Richard Chaykowski is director and professor, Master of Industrial Relations Program, Queen’s University. Maurice Mazerolle is director and professor at the Centre for Labour Management Relations, Ted Rogers School of Management, Ryerson University. Rafael Gomez is director and professor, Centre for Industrial Relations and Human Resources, University of Toronto
As we move toward the third decade of the 21st century – and as we celebrate another Labour Day – Canadian workers confront a daunting array of challenges and pressures: the need to keep up with technological change, which threatens jobs in a number of sectors; the fragmenting of the traditional employment relationship; powerful demographic changes that will mean little or no work-force growth; an aging population that is increasingly dependent on social programs; and the prospect of having to work much longer in life.
No longer can we assume that the current system of collective bargaining will ensure that workers will be protected from all these forces, especially in the private sector, where the percentage of workers represented by a union has fallen to 16.4 per cent, down from its high-water mark of 30 per cent in 1981. In other words, the overwhelming majority of workers in the Canadian private sector are, for the most part, lacking a provider of voice and representation at the workplace.
This lack of representation for the private-sector worker is important because it has left a “representation gap” for workers desiring unionization and indirectly (and in many cases directly) led to the substitution of traditional collective bargaining with statutory legislation in the form of employment standards.
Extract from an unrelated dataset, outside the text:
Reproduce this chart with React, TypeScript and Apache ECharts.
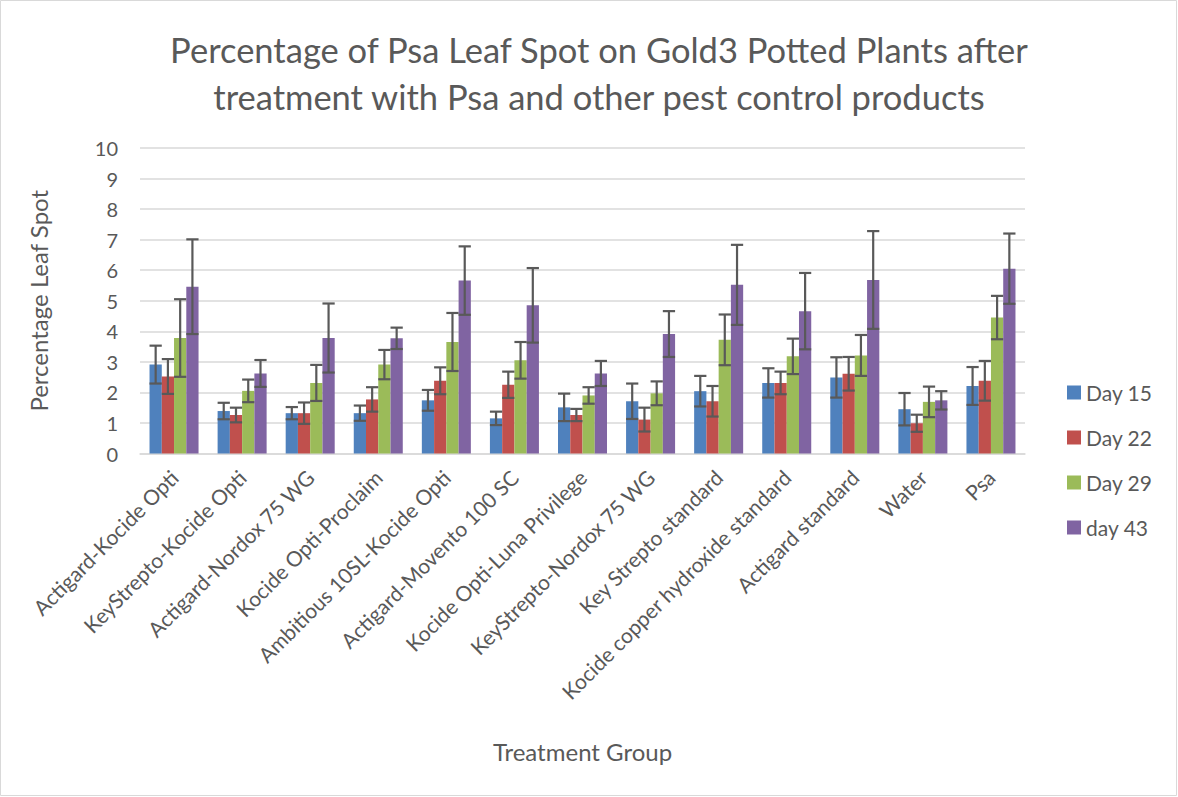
import React, { useEffect, useRef } from "react";
import * as echarts from "echarts";

const categories = [
  "Actigard-Kocide Opti",
  "KeyStrepto-Kocide Opti",
  "Actigard-Nordox 75 WG",
  "Kocide Opti-Proclaim",
  "Ambitious 10SL-Kocide Opti",
  "Actigard-Movento 100 SC",
  "Kocide Opti-Luna Privilege",
  "KeyStrepto-Nordox 75 WG",
  "Key Strepto standard",
  "Kocide copper hydroxide standard",
  "Actigard standard",
  "Water",
  "Psa",
];

const seriesNames = ["Day 15", "Day 22", "Day 29", "day 43"];

const day15 = [2.91, 1.39, 1.32, 1.32, 1.74, 1.15, 1.51, 1.71, 2.04, 2.31, 2.49, 1.45, 2.21];
const day22 = [2.52, 1.26, 1.32, 1.77, 2.38, 2.25, 1.26, 1.11, 1.71, 2.31, 2.61, 0.99, 2.38];
const day29 = [3.78, 2.05, 2.31, 2.91, 3.65, 3.05, 1.9, 1.97, 3.72, 3.18, 3.21, 1.69, 4.45];
const day43 = [5.46, 2.62, 3.78, 3.77, 5.66, 4.85, 2.62, 3.91, 5.52, 4.66, 5.68, 1.74, 6.05];

const err15 = [0.62, 0.27, 0.2, 0.25, 0.34, 0.22, 0.45, 0.58, 0.5, 0.48, 0.66, 0.53, 0.62];
const err22 = [0.57, 0.24, 0.35, 0.4, 0.44, 0.43, 0.2, 0.39, 0.5, 0.37, 0.55, 0.28, 0.65];
const err29 = [1.27, 0.37, 0.59, 0.48, 0.95, 0.6, 0.27, 0.39, 0.83, 0.58, 0.67, 0.5, 0.71];
const err43 = [1.55, 0.44, 1.13, 0.35, 1.12, 1.22, 0.41, 0.75, 1.31, 1.25, 1.6, 0.3, 1.15];

const colors = ["#4F81BD", "#C0504D", "#9BBB59", "#8064A2"];

const values = [day15, day22, day29, day43];
const errors = [err15, err22, err29, err43];

const CAT_GAP = 0.28;
const FONT = "Lato, 'Liberation Sans', sans-serif";
const TXT = "#595959";

export default function App() {
  const ref = useRef<HTMLDivElement>(null);
  useEffect(() => {
    if (!ref.current) return;
    const chart = echarts.init(ref.current, undefined, { renderer: "svg" });
    const barSeries = values.map((vals, i) => ({
      name: seriesNames[i],
      type: "bar",
      data: vals,
      barGap: "0%",
      barCategoryGap: CAT_GAP * 100 + "%",
      itemStyle: { color: colors[i] },
    }));
    const errSeries = errors.map((errs, i) => ({
      name: seriesNames[i] + " err",
      type: "custom",
      z: 5,
      data: errs.map((e, j) => [j, values[i][j], e]),
      renderItem: (params: any, api: any) => {
        const c = api.value(0);
        const v = api.value(1);
        const e = api.value(2);
        const band = api.size([1, 0])[0];
        const bw = (band * (1 - CAT_GAP)) / 4;
        const p = api.coord([c, v]);
        const x = p[0] + (i - 1.5) * bw;
        const top = api.coord([c, v + e])[1];
        const bot = api.coord([c, v - e])[1];
        const h = bw / 2;
        const style = { stroke: "#595959", lineWidth: 2.2 };
        return {
          type: "group",
          children: [
            { type: "line", shape: { x1: x, y1: top, x2: x, y2: bot }, style },
            { type: "line", shape: { x1: x - h, y1: top, x2: x + h, y2: top }, style },
            { type: "line", shape: { x1: x - h, y1: bot, x2: x + h, y2: bot }, style },
          ],
        };
      },
    }));
    chart.setOption({
      animation: false,
      backgroundColor: "#ffffff",
      textStyle: { fontFamily: FONT },
      title: {
        text: "Percentage of Psa Leaf Spot on Gold3 Potted Plants after\ntreatment with Psa and other pest control products",
        left: 594,
        textAlign: "center",
        top: 21,
        textStyle: {
          fontFamily: FONT,
          fontSize: 34.5,
          fontWeight: "normal",
          color: TXT,
          lineHeight: 47,
        },
      },
      legend: {
        data: seriesNames,
        orient: "vertical",
        left: 1062,
        top: 377,
        itemWidth: 14,
        itemHeight: 14,
        itemGap: 24,
        itemStyle: { borderWidth: 0 },
        icon: "rect",
        textStyle: { fontFamily: FONT, fontSize: 21, color: TXT },
      },
      grid: { left: 140, right: 153, top: 148, bottom: 343.5, containLabel: false },
      xAxis: {
        type: "category",
        data: categories,
        name: "Treatment Group",
        nameLocation: "middle",
        nameGap: 286,
        nameTextStyle: { fontFamily: FONT, fontSize: 24, color: TXT },
        axisLine: { lineStyle: { color: "#D9D9D9", width: 1.5 } },
        axisTick: { show: false },
        axisLabel: {
          rotate: 45,
          interval: 0,
          fontFamily: FONT,
          fontSize: 21,
          color: TXT,
          margin: 20,
        },
      },
      yAxis: {
        type: "value",
        min: 0,
        max: 10,
        interval: 1,
        name: "Percentage Leaf Spot",
        nameLocation: "middle",
        nameGap: 90,
        nameTextStyle: { fontFamily: FONT, fontSize: 24, color: TXT },
        axisLine: { show: false },
        axisTick: { show: false },
        axisLabel: { fontFamily: FONT, fontSize: 20, color: TXT, margin: 22 },
        splitLine: { lineStyle: { color: "#D9D9D9", width: 1.5 } },
      },
      graphic: [
        {
          type: "rect",
          shape: { x: 0.5, y: 0.5, width: 1176, height: 795 },
          style: { fill: "none", stroke: "#D9D9D9", lineWidth: 1 },
          silent: true,
        },
      ],
      series: [...barSeries, ...errSeries],
    });
    return () => chart.dispose();
  }, []);
  return (
    <div
      ref={ref}
      style={{ position: "fixed", left: 0, top: 0, width: 1178, height: 797 }}
    />
  );
}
This means that in order to address any concerns about their terms and conditions of work, most private-sector workers must rely upon employment standards, which provide a bare minimum of protection and are often weakly enforced.
The problem is amplified by the fact that the workplace itself is changing at the same time as workers are increasingly facing the broader pressures brought on by technological and demographic changes and international competition in goods and services. The concern is that we need more transformational approaches and policies to address these labour-market challenges, something that our policy makers are currently not offering.
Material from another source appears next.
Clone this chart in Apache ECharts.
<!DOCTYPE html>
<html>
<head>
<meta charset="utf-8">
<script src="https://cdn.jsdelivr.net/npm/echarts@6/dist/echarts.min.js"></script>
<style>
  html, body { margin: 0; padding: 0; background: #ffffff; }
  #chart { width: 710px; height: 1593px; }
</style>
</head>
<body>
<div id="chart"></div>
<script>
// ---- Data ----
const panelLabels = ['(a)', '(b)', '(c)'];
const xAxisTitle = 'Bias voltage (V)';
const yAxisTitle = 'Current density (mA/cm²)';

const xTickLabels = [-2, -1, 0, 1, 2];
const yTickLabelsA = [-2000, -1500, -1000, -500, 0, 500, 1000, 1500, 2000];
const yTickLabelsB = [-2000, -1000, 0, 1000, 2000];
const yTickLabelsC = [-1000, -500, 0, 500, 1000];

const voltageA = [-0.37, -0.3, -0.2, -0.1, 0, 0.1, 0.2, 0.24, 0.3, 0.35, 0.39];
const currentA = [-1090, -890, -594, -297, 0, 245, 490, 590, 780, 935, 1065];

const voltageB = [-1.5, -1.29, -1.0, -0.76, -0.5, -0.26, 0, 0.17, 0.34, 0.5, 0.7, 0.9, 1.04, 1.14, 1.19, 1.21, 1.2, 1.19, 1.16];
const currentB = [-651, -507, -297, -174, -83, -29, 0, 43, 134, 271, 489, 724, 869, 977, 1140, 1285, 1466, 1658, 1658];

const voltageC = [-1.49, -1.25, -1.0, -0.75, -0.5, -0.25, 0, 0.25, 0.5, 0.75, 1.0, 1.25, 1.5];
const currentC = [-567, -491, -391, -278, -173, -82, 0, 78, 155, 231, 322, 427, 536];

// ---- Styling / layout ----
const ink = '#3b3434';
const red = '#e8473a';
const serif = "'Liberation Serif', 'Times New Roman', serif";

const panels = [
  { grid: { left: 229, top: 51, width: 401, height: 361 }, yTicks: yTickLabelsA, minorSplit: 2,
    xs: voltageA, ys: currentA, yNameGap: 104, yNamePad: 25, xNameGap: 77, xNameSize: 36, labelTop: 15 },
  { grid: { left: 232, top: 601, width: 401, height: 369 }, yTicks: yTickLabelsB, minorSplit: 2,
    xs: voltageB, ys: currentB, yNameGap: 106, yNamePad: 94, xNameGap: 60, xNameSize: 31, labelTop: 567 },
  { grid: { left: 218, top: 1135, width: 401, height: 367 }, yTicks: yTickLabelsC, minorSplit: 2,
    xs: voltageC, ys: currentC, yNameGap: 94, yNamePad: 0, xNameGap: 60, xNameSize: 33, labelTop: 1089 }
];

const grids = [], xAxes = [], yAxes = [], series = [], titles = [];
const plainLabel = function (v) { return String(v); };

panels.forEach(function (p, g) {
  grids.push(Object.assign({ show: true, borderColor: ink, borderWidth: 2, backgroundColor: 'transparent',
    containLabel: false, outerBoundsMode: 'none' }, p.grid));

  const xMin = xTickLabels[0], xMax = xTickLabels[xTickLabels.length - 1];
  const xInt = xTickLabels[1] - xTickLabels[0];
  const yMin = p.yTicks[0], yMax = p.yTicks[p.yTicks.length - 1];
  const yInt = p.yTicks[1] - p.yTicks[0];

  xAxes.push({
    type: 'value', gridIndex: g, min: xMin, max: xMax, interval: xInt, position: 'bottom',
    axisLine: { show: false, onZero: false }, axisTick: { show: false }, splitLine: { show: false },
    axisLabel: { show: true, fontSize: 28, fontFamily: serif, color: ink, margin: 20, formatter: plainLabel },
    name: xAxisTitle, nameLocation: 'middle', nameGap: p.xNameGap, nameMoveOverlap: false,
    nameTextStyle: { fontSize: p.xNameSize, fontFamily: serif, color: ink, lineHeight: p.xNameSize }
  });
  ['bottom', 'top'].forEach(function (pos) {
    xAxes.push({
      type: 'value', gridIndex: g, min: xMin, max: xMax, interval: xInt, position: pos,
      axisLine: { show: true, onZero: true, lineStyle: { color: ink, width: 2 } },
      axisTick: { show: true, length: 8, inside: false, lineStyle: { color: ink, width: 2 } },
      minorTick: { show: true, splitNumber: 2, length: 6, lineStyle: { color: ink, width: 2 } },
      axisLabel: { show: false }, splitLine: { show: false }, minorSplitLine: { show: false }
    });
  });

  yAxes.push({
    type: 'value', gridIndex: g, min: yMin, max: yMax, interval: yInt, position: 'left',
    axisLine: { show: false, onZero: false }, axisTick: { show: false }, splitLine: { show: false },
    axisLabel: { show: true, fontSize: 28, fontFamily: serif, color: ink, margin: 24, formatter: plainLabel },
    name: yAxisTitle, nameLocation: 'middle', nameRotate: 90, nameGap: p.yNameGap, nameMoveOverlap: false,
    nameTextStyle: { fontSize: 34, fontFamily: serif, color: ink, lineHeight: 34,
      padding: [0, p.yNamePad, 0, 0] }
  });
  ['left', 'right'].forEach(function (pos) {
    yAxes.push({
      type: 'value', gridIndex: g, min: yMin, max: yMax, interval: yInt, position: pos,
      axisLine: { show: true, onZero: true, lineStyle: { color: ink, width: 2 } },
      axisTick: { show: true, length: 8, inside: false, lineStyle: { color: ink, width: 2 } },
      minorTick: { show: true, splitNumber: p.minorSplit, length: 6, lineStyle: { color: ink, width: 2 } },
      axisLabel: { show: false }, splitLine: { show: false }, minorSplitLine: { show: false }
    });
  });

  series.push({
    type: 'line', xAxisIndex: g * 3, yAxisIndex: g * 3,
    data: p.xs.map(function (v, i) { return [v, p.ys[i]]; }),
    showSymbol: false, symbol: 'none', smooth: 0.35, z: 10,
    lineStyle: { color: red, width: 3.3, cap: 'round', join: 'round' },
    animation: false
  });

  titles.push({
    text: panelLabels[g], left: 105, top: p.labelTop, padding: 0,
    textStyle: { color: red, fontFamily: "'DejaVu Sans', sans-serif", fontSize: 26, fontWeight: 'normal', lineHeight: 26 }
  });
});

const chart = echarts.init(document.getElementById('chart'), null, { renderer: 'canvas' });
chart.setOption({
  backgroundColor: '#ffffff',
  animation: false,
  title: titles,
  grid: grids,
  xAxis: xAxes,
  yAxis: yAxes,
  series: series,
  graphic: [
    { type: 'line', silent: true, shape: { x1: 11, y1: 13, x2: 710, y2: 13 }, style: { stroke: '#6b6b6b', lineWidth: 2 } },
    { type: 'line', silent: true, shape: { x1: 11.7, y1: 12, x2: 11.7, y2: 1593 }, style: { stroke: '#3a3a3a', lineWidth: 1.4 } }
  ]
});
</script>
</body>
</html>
So what is a 21st-century option that may help employers, employees and governments adapt to the many changes identified above?
We should look to update the Labour Relations Acts (LRAs) across jurisdictions to strengthen the ability of workers to form single or multiple-issue employee groups that could represent all or just a fraction of the workers in a workplace. At a minimum, any employee group that decides to form an employee association (which could be aided by the provision of “boilerplate” union constitutions) should have the potential protection of unjust dismissal.
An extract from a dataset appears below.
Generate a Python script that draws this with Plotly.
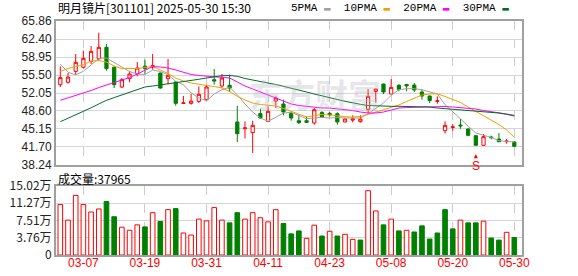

Labour boards could also have the authority to reinstate fired workers who formed such employee associations. Independent associations of employees could, under this model, form around a single issue – such as a change to benefit provision – that employees in a non-union setting felt was either poorly handled or decided without adequate consultation by management. The employee group would not be seeking “certification” in order to be granted the right to formally bargain with their employer, but would, at the very least, have as their goal the ability to inform management of the collective views of fellow employees and ask that management reconsider their decision.
This is an in-between model of employee representation that clearly does not afford workers the same protections found in the traditional union certification route that, if successful, compels an employer to bargain across a whole range of issues in good faith. But it does reduce the costs to employees of trying to establish some foothold for voice and some mechanism for collective representation. It also provides a stepping stone for workers who may one day choose to organize and certify in the traditional way. And it allows employers to hear from employees who may otherwise be happy in their jobs but who have a collective grievance or issue that they feel has been overlooked or handled poorly.
This model could offer a way for workers in small private-sector establishments, or temporary and part-time workers, to receive voice in a tailored and independent way, and potentially stem the growth of “one-size-fits-all” employment standards laws that many employers find so displeasing. As we enjoy the Labour Day long weekend, we should also turn our collective thinking to how best to ensure that our labour policies serve and advance the interests of Canadian workers.